Our explanation is as follows: those projects are directed by architects, who still carry their intellectual baggage of industrial design typologies and relativity of personal tastes, even as they try to help people in a personal way. The architect’s language is influenced by his/her design ideology and is not universal. Very few architects have escaped from the modernist aesthetic that formed a pivotal part of their training (a tradition in architecture schools now going on for several decades). 

It is extremely difficult to rid oneself of those ingrained architectural images — to break out of the fundamentalist typologies of cubes, horizontal windows, modular blocks, etc., and the logic of abstracted functionalism that often serves as the ideological justification for self-aggrandizing aesthetic posturing (Alexander, 2001-2005; Salingaros, 2006). Especially in Latin America, modernist architectural typologies are adopted as part of the national architectural style, popularly though erroneously linked to progressive political beliefs. 

Making some of our criticisms explicit helps readers know what we are talking about. We find modest human-scaled buildings (which is good), but they are arranged on a strict rectangular grid that has no other purpose than to express the “clarity of the conception”. The plan looks perfectly regular from the air (being planned for such unperceivable symmetry), and expresses modularity instead of variation. The mathematically precise arrangement is arbitrary as far as human circulation and perception of space are concerned, hence it does not contribute to urban coherence. 

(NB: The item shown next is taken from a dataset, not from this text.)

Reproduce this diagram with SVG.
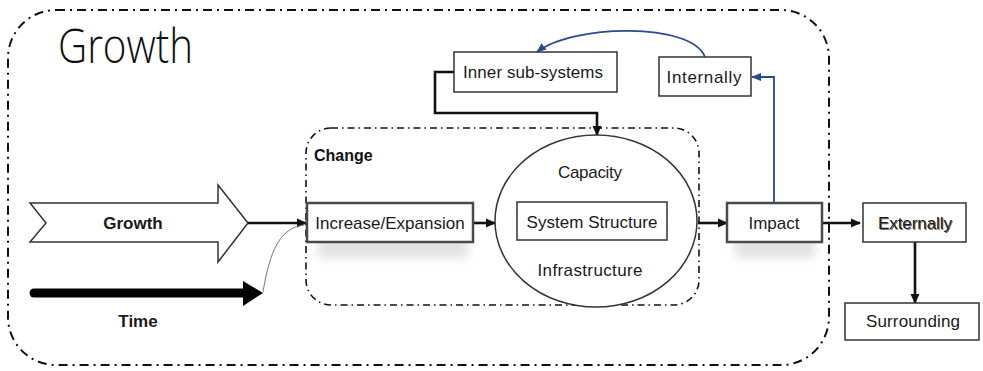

On the scale of individual buildings, we see the usual obsessively flat walls without surface articulation; strict rectangularity; flat roofs; doors and windows without frames; slit windows; houses raised on pilotis; useless building setbacks; no curves in places where they would reinforce the tectonic structure but curved walls put in for aesthetic effect; fractured or oversized urban space; etc. 

These are the identifying characteristics of the 1920s’ modernist typology. An underlying assumption behind imposing this formal vocabulary on people’s homes is that an ordinary person without training is incapable of shaping form and space, and only an architect (acting as the “expert”) is capable of doing so. It all goes back to the arrogance openly expressed by modernist architects, who showed their contempt for organic urban fabric.